Kashef Mahboob Chowdhury

Kashef Mahboob Chowdhury

Bangladeshi architect, Kashef Mahboob Chowdhury’s projects have deep emphasis on climate, materials and context, weaving them together to create thoughtful design.

Architect Kashef Mahboob Chowdhury was born in Dhaka to a civil engineer father. He grew up in Bangladesh and the Middle East before graduating in architecture from the Bangladesh University of Engineering and Technology (BUET) in 1995. He founded his Dhaka-based firm URBANA in the same year.

His projects have deep emphasis on climate, materials and context – both natural and human.
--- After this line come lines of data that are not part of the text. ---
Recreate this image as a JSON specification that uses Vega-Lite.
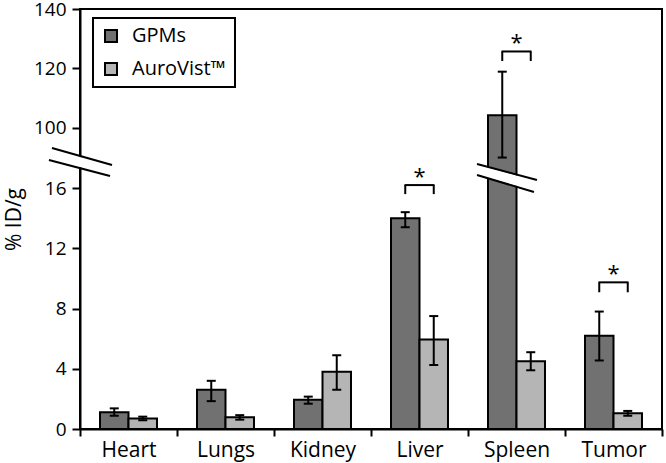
{
  "$schema": "https://vega.github.io/schema/vega-lite/v6.json",
  "width": 582,
  "height": 420,
  "autosize": {"type": "none"},
  "padding": {"left": 80, "top": 9, "right": 4, "bottom": 34},
  "datasets": {
    "bars": [
      {"organ": "Heart", "group": "GPMs", "value": 1.12, "lo": 0.88, "hi": 1.37},
      {"organ": "Heart", "group": "AuroVist™", "value": 0.70, "lo": 0.58, "hi": 0.82},
      {"organ": "Lungs", "group": "GPMs", "value": 2.6, "lo": 1.85, "hi": 3.2},
      {"organ": "Lungs", "group": "AuroVist™", "value": 0.78, "lo": 0.62, "hi": 0.92},
      {"organ": "Kidney", "group": "GPMs", "value": 1.95, "lo": 1.68, "hi": 2.15},
      {"organ": "Kidney", "group": "AuroVist™", "value": 3.8, "lo": 2.6, "hi": 4.9},
      {"organ": "Liver", "group": "GPMs", "value": 14.0, "lo": 13.4, "hi": 14.4},
      {"organ": "Liver", "group": "AuroVist™", "value": 5.95, "lo": 4.25, "hi": 7.5},
      {"organ": "Spleen", "group": "GPMs", "value": 104.2, "lo": 89.6, "hi": 118.9},
      {"organ": "Spleen", "group": "AuroVist™", "value": 4.5, "lo": 3.9, "hi": 5.1},
      {"organ": "Tumor", "group": "GPMs", "value": 6.2, "lo": 4.55, "hi": 7.8},
      {"organ": "Tumor", "group": "AuroVist™", "value": 1.05, "lo": 0.88, "hi": 1.2}
    ],
    "brackets": [
      {"organ": "Liver", "group": "GPMs", "top": 16.2, "bottom": 15.6},
      {"organ": "Liver", "group": "AuroVist™", "top": 16.2, "bottom": 15.6},
      {"organ": "Spleen", "group": "GPMs", "top": 125.7, "bottom": 122.5},
      {"organ": "Spleen", "group": "AuroVist™", "top": 125.7, "bottom": 122.5},
      {"organ": "Tumor", "group": "GPMs", "top": 9.74, "bottom": 9.08},
      {"organ": "Tumor", "group": "AuroVist™", "top": 9.74, "bottom": 9.08}
    ],
    "breaks": [
      {"kind": "band", "bx": -0.304, "by": 91.18, "bx2": 0.320, "by2": 17.17},
      {"kind": "line", "bx": -0.289, "by": 93.2, "bx2": 0.330, "by2": 22.0},
      {"kind": "line", "bx": -0.320, "by": 67.3, "bx2": 0.309, "by2": 16.80},
      {"kind": "band", "bx": 4.093, "by": 17.23, "bx2": 4.696, "by2": 16.14},
      {"kind": "line", "bx": 4.093, "by": 31.1, "bx2": 4.711, "by2": 16.54},
      {"kind": "line", "bx": 4.093, "by": 16.87, "bx2": 4.680, "by2": 15.74}
    ]
  },
  "config": {
    "font": "Open Sans",
    "view": {"stroke": "black", "strokeWidth": 2},
    "legend": {"strokeWidth": 2},
    "axis": {
      "domainColor": "black", "domainWidth": 2, "tickColor": "black", "tickWidth": 2,
      "labelColor": "black", "titleColor": "black", "labelFont": "Open Sans", "titleFont": "Open Sans", "grid": false
    },
    "axisY": {"tickSize": 8, "labelPadding": 6, "labelFontSize": 19, "titleFontSize": 21, "titleFontWeight": "normal", "titlePadding": 9},
    "axisX": {"tickSize": 7, "labelPadding": 3, "labelFontSize": 21, "labelAngle": 0, "tickBand": "extent"}
  },
  "layer": [
    {
      "layer": [
        {
          "data": {"name": "bars"},
          "mark": {"type": "bar", "stroke": "black", "strokeWidth": 2},
          "encoding": {
            "x": {"field": "organ", "type": "nominal", "sort": ["Heart", "Lungs", "Kidney", "Liver", "Spleen", "Tumor"], "scale": {"paddingInner": 0, "paddingOuter": 0}, "title": null},
            "xOffset": {"field": "group", "type": "nominal", "sort": ["GPMs", "AuroVist™"], "scale": {"paddingInner": 0, "paddingOuter": 0.702}},
            "y": {"field": "value", "type": "quantitative", "scale": {"domain": [0, 17.5, 90, 140], "range": [420, 156.5, 148.5, 0], "nice": false}, "axis": {"values": [0, 4, 8, 12, 16, 100, 120, 140]}, "title": "% ID/g"},
            "y2": {"datum": 0},
            "fill": {"field": "group", "type": "nominal", "scale": {"domain": ["GPMs", "AuroVist™"], "range": ["#717171", "#b5b5b5"]},
              "legend": {"orient": "none", "legendX": 13, "legendY": 9, "title": null, "strokeColor": "black", "padding": 8, "rowPadding": 13,
                "symbolType": "square", "symbolSize": 144, "symbolStrokeColor": "black", "symbolStrokeWidth": 2, "symbolOpacity": 1,
                "labelFontSize": 20, "labelFont": "Open Sans", "labelColor": "black", "labelOffset": 11}}
          }
        },
        {
          "data": {"name": "bars"},
          "mark": {"type": "rule", "strokeWidth": 2, "color": "black"},
          "encoding": {
            "x": {"field": "organ", "type": "nominal", "sort": ["Heart", "Lungs", "Kidney", "Liver", "Spleen", "Tumor"]},
            "xOffset": {"field": "group", "type": "nominal", "sort": ["GPMs", "AuroVist™"]},
            "y": {"field": "lo", "type": "quantitative"},
            "y2": {"field": "hi"}
          }
        },
        {
          "data": {"name": "bars"},
          "mark": {"type": "tick", "size": 9, "thickness": 2, "color": "black", "opacity": 1},
          "encoding": {
            "x": {"field": "organ", "type": "nominal", "sort": ["Heart", "Lungs", "Kidney", "Liver", "Spleen", "Tumor"]},
            "xOffset": {"field": "group", "type": "nominal", "sort": ["GPMs", "AuroVist™"]},
            "y": {"field": "hi", "type": "quantitative"}
          }
        },
        {
          "data": {"name": "bars"},
          "mark": {"type": "tick", "size": 9, "thickness": 2, "color": "black", "opacity": 1},
          "encoding": {
            "x": {"field": "organ", "type": "nominal", "sort": ["Heart", "Lungs", "Kidney", "Liver", "Spleen", "Tumor"]},
            "xOffset": {"field": "group", "type": "nominal", "sort": ["GPMs", "AuroVist™"]},
            "y": {"field": "lo", "type": "quantitative"}
          }
        },
        {
          "data": {"name": "brackets"},
          "mark": {"type": "rule", "strokeWidth": 2, "color": "black"},
          "encoding": {
            "x": {"field": "organ", "type": "nominal", "sort": ["Heart", "Lungs", "Kidney", "Liver", "Spleen", "Tumor"]},
            "xOffset": {"field": "group", "type": "nominal", "sort": ["GPMs", "AuroVist™"]},
            "y": {"field": "top", "type": "quantitative"},
            "y2": {"field": "bottom"}
          }
        },
        {
          "data": {"name": "brackets"},
          "transform": [{"filter": "datum.group == 'GPMs'"}],
          "mark": {"type": "tick", "size": 30, "thickness": 2, "color": "black", "opacity": 1},
          "encoding": {
            "x": {"field": "organ", "type": "nominal", "sort": ["Heart", "Lungs", "Kidney", "Liver", "Spleen", "Tumor"]},
            "y": {"field": "top", "type": "quantitative"}
          }
        },
        {
          "data": {"name": "brackets"},
          "transform": [{"filter": "datum.group == 'GPMs'"}],
          "mark": {"type": "text", "text": "*", "fontSize": 22, "font": "Open Sans", "color": "black", "baseline": "alphabetic", "dy": -1},
          "encoding": {
            "x": {"field": "organ", "type": "nominal", "sort": ["Heart", "Lungs", "Kidney", "Liver", "Spleen", "Tumor"]},
            "y": {"field": "top", "type": "quantitative"}
          }
        }
      ]
    },
    {
      "data": {"name": "breaks"},
      "transform": [{"filter": "datum.kind == 'band'"}],
      "mark": {"type": "rule", "strokeWidth": 10, "color": "white"},
      "encoding": {
        "x": {"field": "bx", "type": "quantitative", "scale": {"domain": [0, 6], "nice": false, "zero": false}, "axis": null},
        "x2": {"field": "bx2"},
        "y": {"field": "by", "type": "quantitative"},
        "y2": {"field": "by2"}
      }
    },
    {
      "data": {"name": "breaks"},
      "transform": [{"filter": "datum.kind == 'line'"}],
      "mark": {"type": "rule", "strokeWidth": 2, "color": "black"},
      "encoding": {
        "x": {"field": "bx", "type": "quantitative", "scale": {"domain": [0, 6], "nice": false, "zero": false}, "axis": null},
        "x2": {"field": "bx2"},
        "y": {"field": "by", "type": "quantitative"},
        "y2": {"field": "by2"}
      }
    }
  ],
  "resolve": {"scale": {"x": "independent"}}
}
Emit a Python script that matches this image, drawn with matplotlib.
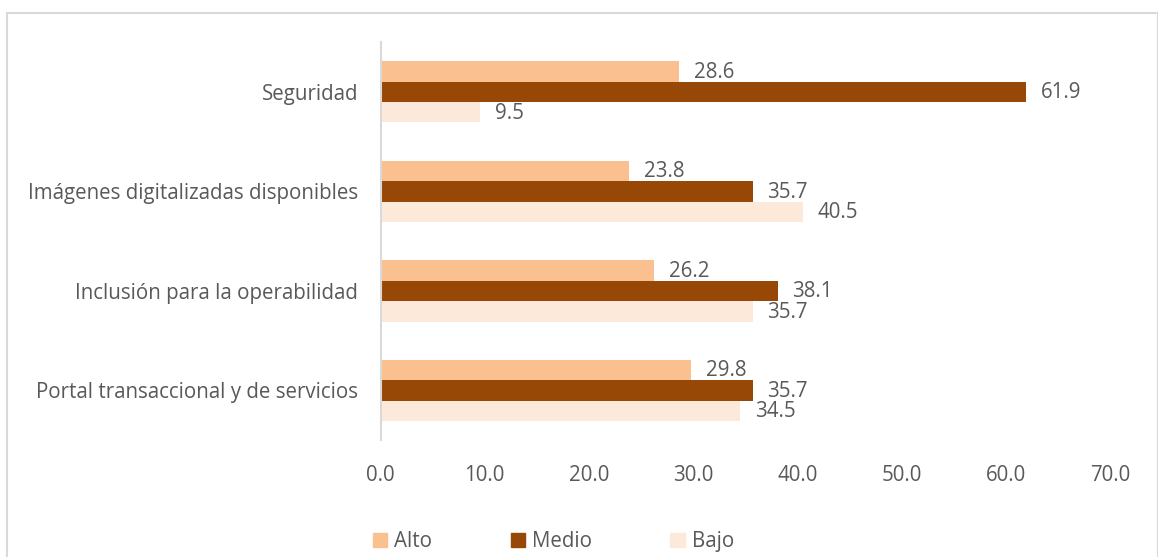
import numpy as np
import matplotlib
matplotlib.use("Agg")
import matplotlib.pyplot as plt
from matplotlib.patches import Rectangle, Patch

categories = [
    "Seguridad",
    "Imágenes digitalizadas disponibles",
    "Inclusión para la operabilidad",
    "Portal transaccional y de servicios",
]
alto = [28.6, 23.8, 26.2, 29.8]
medio = [61.9, 35.7, 38.1, 35.7]
bajo = [9.5, 40.5, 35.7, 34.5]
series_names = ["Alto", "Medio", "Bajo"]
x_ticks = [0, 10, 20, 30, 40, 50, 60, 70]

colors = ["#FAC090", "#974706", "#FDE9D9"]
text_color = "#595959"
fs = 14.8

plt.rcParams["font.family"] = ["Open Sans", "DejaVu Sans"]

fig = plt.figure(figsize=(11.58, 5.57), dpi=100)
ax = fig.add_axes([0.3286, 0.210, 0.9585 - 0.3286, 0.9246 - 0.210])

# first category on top
y = np.arange(len(categories))[::-1]
h = 0.206
offsets = [h, 0, -h]

for vals, off, col, name in zip([alto, medio, bajo], offsets, colors, series_names):
    bars = ax.barh(y + off, vals, height=h, color=col, label=name)
    for b, v in zip(bars, vals):
        ax.annotate(f"{v:.1f}", (v, b.get_y() + b.get_height() / 2),
                    xytext=(15, -1), textcoords="offset pixels",
                    ha="left", va="center", fontsize=fs, color=text_color)

ax.set_xlim(0, 70)
ax.set_ylim(-0.5, len(categories) - 0.5)
ax.set_xticks(x_ticks)
ax.set_xticklabels([f"{t:.1f}" for t in x_ticks])
ax.set_yticks(y)
ax.set_yticklabels(categories)
ax.tick_params(axis="both", length=0, labelsize=fs, labelcolor=text_color)
ax.tick_params(axis="y", pad=16)
ax.tick_params(axis="x", pad=18)

for s in ["top", "right", "bottom"]:
    ax.spines[s].set_visible(False)
ax.spines["left"].set_color("#D9D9D9")
ax.spines["left"].set_linewidth(1.5)

handles = [Patch(color=c, label=n) for c, n in zip(colors, series_names)]
fig.legend(handles=handles, loc="center", bbox_to_anchor=(0.478, 0.027),
           ncol=3, frameon=False, fontsize=fs, labelcolor=text_color,
           handlelength=0.7, handleheight=0.7, handletextpad=0.35,
           columnspacing=3.8)

# chart area border
fig.patches.append(Rectangle((6.5 / 1158, -0.1), (1157.5 - 6.5) / 1158, 1.1 - 13 / 557,
                             transform=fig.transFigure, fill=False,
                             edgecolor="#D9D9D9", linewidth=1.5))

fig.savefig("out.png", dpi=100)
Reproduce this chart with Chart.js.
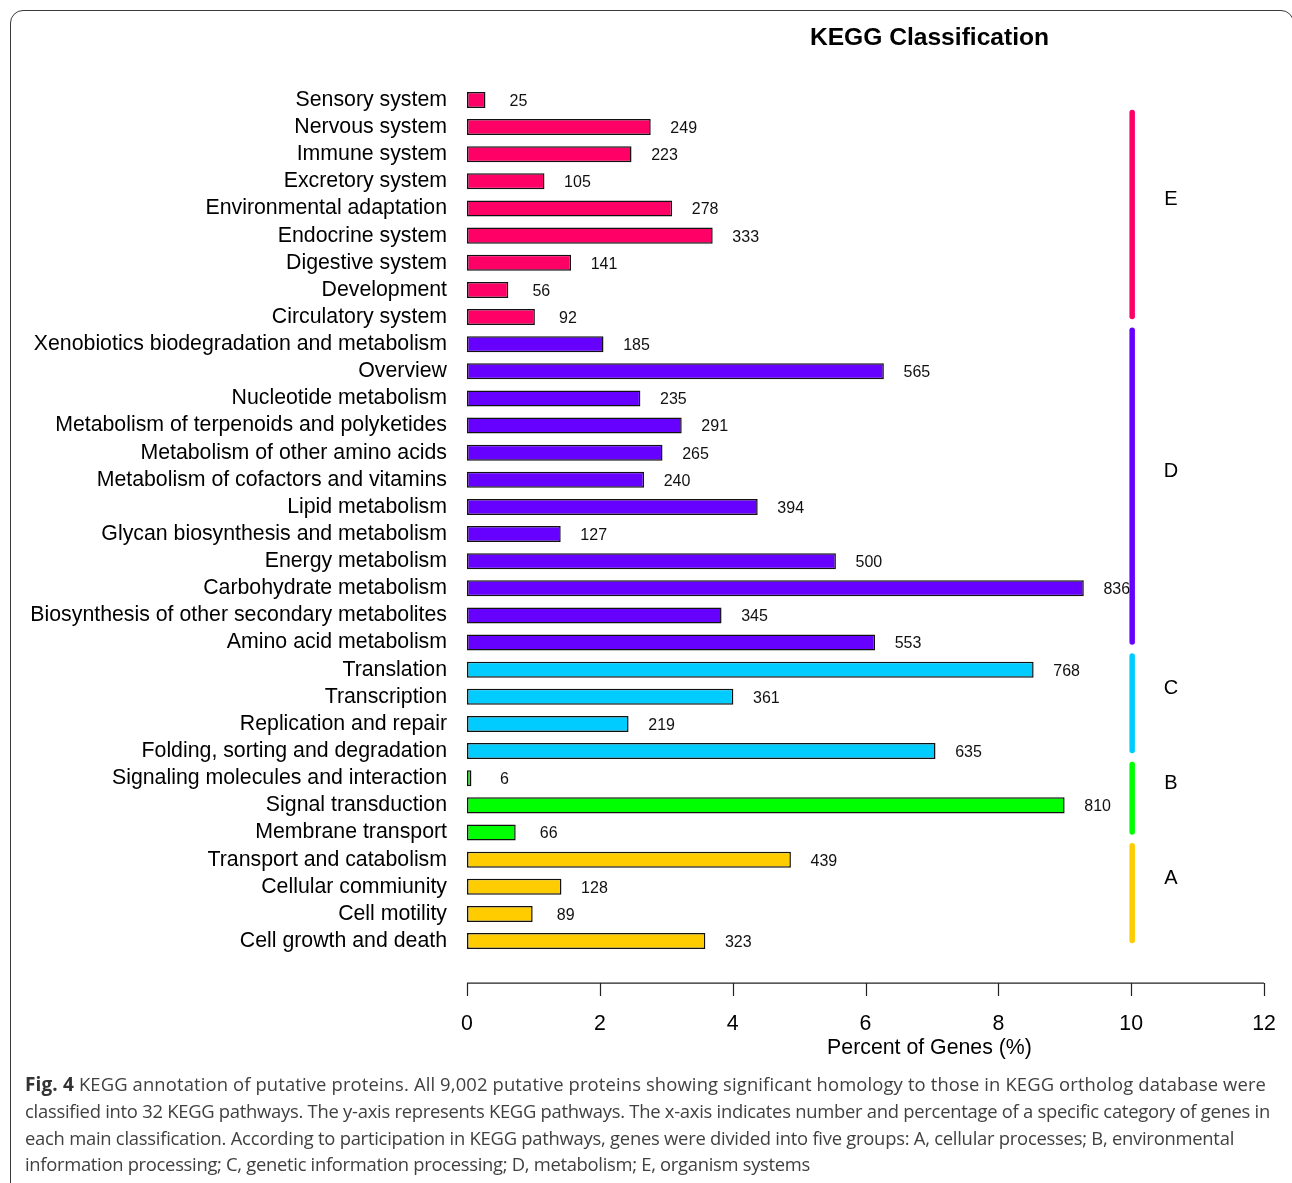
<!DOCTYPE html>
<html>
<head>
<meta charset="utf-8">
<script src="https://cdn.jsdelivr.net/npm/chart.js@4/dist/chart.umd.min.js"></script>
<style>
  html, body { margin: 0; padding: 0; background: #fff; }
  #wrap { position: relative; width: 1292px; height: 1183px; overflow: hidden; }
  #frame {
    position: absolute; left: 10px; top: 10px; width: 1284px; height: 1200px;
    border: 1.5px solid #3a3a3a; border-radius: 13px; box-sizing: border-box;
  }
  #kegg { position: absolute; left: 0; top: 0; }
  #caption {
    position: absolute; left: 25px; top: 1071px; width: 1262px;
    font-family: "Open Sans", "Liberation Sans", sans-serif; font-size: 18.4px;
    line-height: 26.8px; color: #404040;
  }
  #caption .line { white-space: nowrap; display: inline-block; }
  #caption b { color: #333; font-size: 19px; }
</style>
</head>
<body>
<div id="wrap">
  <div id="frame"></div>
  <canvas id="kegg" width="1292" height="1183"></canvas>
  <div id="caption">
    <span class="line" data-right="1266"><b>Fig. 4</b> KEGG annotation of putative proteins. All 9,002 putative proteins showing significant homology to those in KEGG ortholog database were</span><br>
    <span class="line" data-right="1270">classified into 32 KEGG pathways. The y-axis represents KEGG pathways. The x-axis indicates number and percentage of a specific category of genes in</span><br>
    <span class="line" data-right="1234">each main classification. According to participation in KEGG pathways, genes were divided into five groups: A, cellular processes; B, environmental</span><br>
    <span class="line" data-right="810">information processing; C, genetic information processing; D, metabolism; E, organism systems</span>
  </div>
</div>
<script>
// KEGG pathways, top to bottom
const pathways = [
  "Sensory system", "Nervous system", "Immune system", "Excretory system",
  "Environmental adaptation", "Endocrine system", "Digestive system", "Development",
  "Circulatory system",
  "Xenobiotics biodegradation and metabolism", "Overview", "Nucleotide metabolism",
  "Metabolism of terpenoids and polyketides", "Metabolism of other amino acids",
  "Metabolism of cofactors and vitamins", "Lipid metabolism",
  "Glycan biosynthesis and metabolism", "Energy metabolism", "Carbohydrate metabolism",
  "Biosynthesis of other secondary metabolites", "Amino acid metabolism",
  "Translation", "Transcription", "Replication and repair", "Folding, sorting and degradation",
  "Signaling molecules and interaction", "Signal transduction", "Membrane transport",
  "Transport and catabolism", "Cellular commiunity", "Cell motility", "Cell growth and death"
];

// number of genes in each pathway
const geneCounts = [
  25, 249, 223, 105, 278, 333, 141, 56, 92,
  185, 565, 235, 291, 265, 240, 394, 127, 500, 836, 345, 553,
  768, 361, 219, 635,
  6, 810, 66,
  439, 128, 89, 323
];

// main classification of each pathway
const pathwayGroup = [
  "E", "E", "E", "E", "E", "E", "E", "E", "E",
  "D", "D", "D", "D", "D", "D", "D", "D", "D", "D", "D", "D",
  "C", "C", "C", "C",
  "B", "B", "B",
  "A", "A", "A", "A"
];

const groupLetters = ["E", "D", "C", "B", "A"];
const groupColors = ["#FF0066", "#6600FF", "#00CCFF", "#00FF00", "#FFCC00"];

const totalProteins = 9002;
const xTicks = [0, 2, 4, 6, 8, 10, 12];

const percents = geneCounts.map(c => c / totalProteins * 100);
const barColors = pathwayGroup.map(g => groupColors[groupLetters.indexOf(g)]);

const FONT = "'Liberation Sans', Arial, Helvetica, sans-serif";

// stretch each caption line to its column width
document.querySelectorAll("#caption .line").forEach(el => {
  const target = Number(el.dataset.right) - 25;
  const natural = el.getBoundingClientRect().width;
  const n = el.textContent.length;
  el.style.letterSpacing = ((target - natural) / n).toFixed(3) + "px";
});

const decorations = {
  id: "keggDecorations",
  afterDatasetsDraw(chart) {
    const { ctx, chartArea } = chart;
    const xs = chart.scales.x, ys = chart.scales.y;
    const pitch = ys.getPixelForValue(1) - ys.getPixelForValue(0);
    ctx.save();

    // gene counts beside each bar
    ctx.fillStyle = "#111";
    ctx.font = "16px " + FONT;
    ctx.textAlign = "center";
    ctx.textBaseline = "middle";
    chart.getDatasetMeta(0).data.forEach((bar, i) => {
      ctx.fillText(String(geneCounts[i]), bar.x + 33, bar.y + 1.5);
    });

    // bracket lines and letters for the main classifications
    const lineX = xs.getPixelForValue(10) + 1;
    const letterX = xs.getPixelForValue(10.6);
    groupLetters.forEach((g, gi) => {
      const first = pathwayGroup.indexOf(g);
      const last = pathwayGroup.lastIndexOf(g);
      const top = ys.getPixelForValue(first) + (first === 0 ? 0.37 : -0.6) * pitch;
      const bottom = ys.getPixelForValue(last) + 0.07 * pitch;
      ctx.strokeStyle = groupColors[gi];
      ctx.lineWidth = 5.5;
      ctx.lineCap = "round";
      ctx.beginPath();
      ctx.moveTo(lineX, top + 2.5);
      ctx.lineTo(lineX, bottom - 2.5);
      ctx.stroke();
      ctx.fillStyle = "#000";
      ctx.font = "20px " + FONT;
      ctx.textAlign = "center";
      ctx.textBaseline = "middle";
      ctx.fillText(g, letterX, (top + bottom) / 2 - 15);
    });

    // x axis line and tick marks, set below the bars
    const axisY = chartArea.bottom + 28.5;
    ctx.strokeStyle = "#222";
    ctx.lineWidth = 1.2;
    ctx.lineCap = "butt";
    ctx.beginPath();
    ctx.moveTo(xs.getPixelForValue(xTicks[0]), axisY);
    ctx.lineTo(xs.getPixelForValue(xTicks[xTicks.length - 1]), axisY);
    xs.ticks.forEach(t => {
      const px = Math.round(xs.getPixelForValue(t.value)) + 0.5;
      ctx.moveTo(px, axisY);
      ctx.lineTo(px, axisY + 13);
    });
    ctx.stroke();

    // axis title and chart title
    ctx.fillStyle = "#000";
    ctx.textAlign = "center";
    ctx.textBaseline = "middle";
    ctx.font = "21.3px " + FONT;
    ctx.fillText("Percent of Genes (%)", 929.5, 1048);
    ctx.font = "bold 24.6px " + FONT;
    ctx.fillText("KEGG Classification", 929.5, 38.5);
    ctx.restore();
  }
};

new Chart(document.getElementById("kegg"), {
  type: "bar",
  data: {
    labels: pathways,
    datasets: [{
      data: percents,
      backgroundColor: barColors,
      borderColor: "#111",
      borderWidth: 1.5,
      borderSkipped: false,
      barPercentage: 0.59,
      categoryPercentage: 1.0
    }]
  },
  options: {
    indexAxis: "y",
    responsive: false,
    animation: false,
    events: [],
    layout: { padding: { top: 86.4, right: 28, bottom: 128.4, left: 0 } },
    plugins: { legend: { display: false }, tooltip: { enabled: false } },
    scales: {
      x: {
        min: 0, max: 12,
        grid: { display: false, drawTicks: false },
        border: { display: false },
        afterBuildTicks(scale) { scale.ticks = xTicks.map(v => ({ value: v })); },
        afterFit(scale) { scale.height = 100; scale.paddingLeft = 0; scale.paddingRight = 0; },
        ticks: { color: "#000", font: { family: FONT, size: 21.3 }, padding: 57, maxRotation: 0 }
      },
      y: {
        grid: { display: false, drawTicks: false },
        border: { display: false },
        afterFit(scale) { scale.width = 467; scale.paddingTop = 0; scale.paddingBottom = 0; },
        ticks: { color: "#000", font: { family: FONT, size: 21.3 }, padding: 20, autoSkip: false }
      }
    }
  },
  plugins: [decorations]
});
</script>
</body>
</html>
His projects in the studio are given extended time for research so as to reach a level of innovation and original expression. His works range from conversion of ship and low cost raised settlements in ‘chars’ to training centre, mosque, art gallery, museum, residences and multi-family housing to corporate head offices.

His Friendship Hospital, an 80-bed community hospital situated in a remote rural area of southwest Bangladesh had won the Royal Institute of British Architects (RIBA) International Prize 2021.

The building is composed of a series of low-lying pavilions inspired by the local thatched huts made from locally sourced brick and interspersed with courtyards. These courtyards that closely resemble the villages of Bangladesh are used to naturally light and ventilate the hospital wards, while also offering patients and visitors places to rest.

Another one of Chowdhury’s award-winning projects was the Friendship centre, Kushtia, which drew inspiration from the ruins of Mahasthangarh. It was more of a necessity than a choice. The only way they could build on the low lying piece of land and protect the entire campus is with a path or an embankment and that’s why the structure looks the way it does.

He has been a visiting faculty at the North South University and BRAC University, both in Bangladesh and has been a juror in final year crits in universities in Dhaka. He was twice finalist in the Aga Khan Award for Architecture and has won first prize in Architectural Review’s AR+D Emerging Architecture Award 2012.

He has designed and published three books: Around Dhaka, 2004; Plot Number Fifty Six, 2009 and The Night of Fifteen November, 2011 – a photographic and recorded account of some survivors of the Cyclone Sidr in the coastal areas of Bangladesh.

Chowdhury maintains his respect of time, stating his desire to separate his studio from the influences of ‘the passing world’ to avoid ‘rushing through the design process’, and to always remember that ‘time is of the essence’.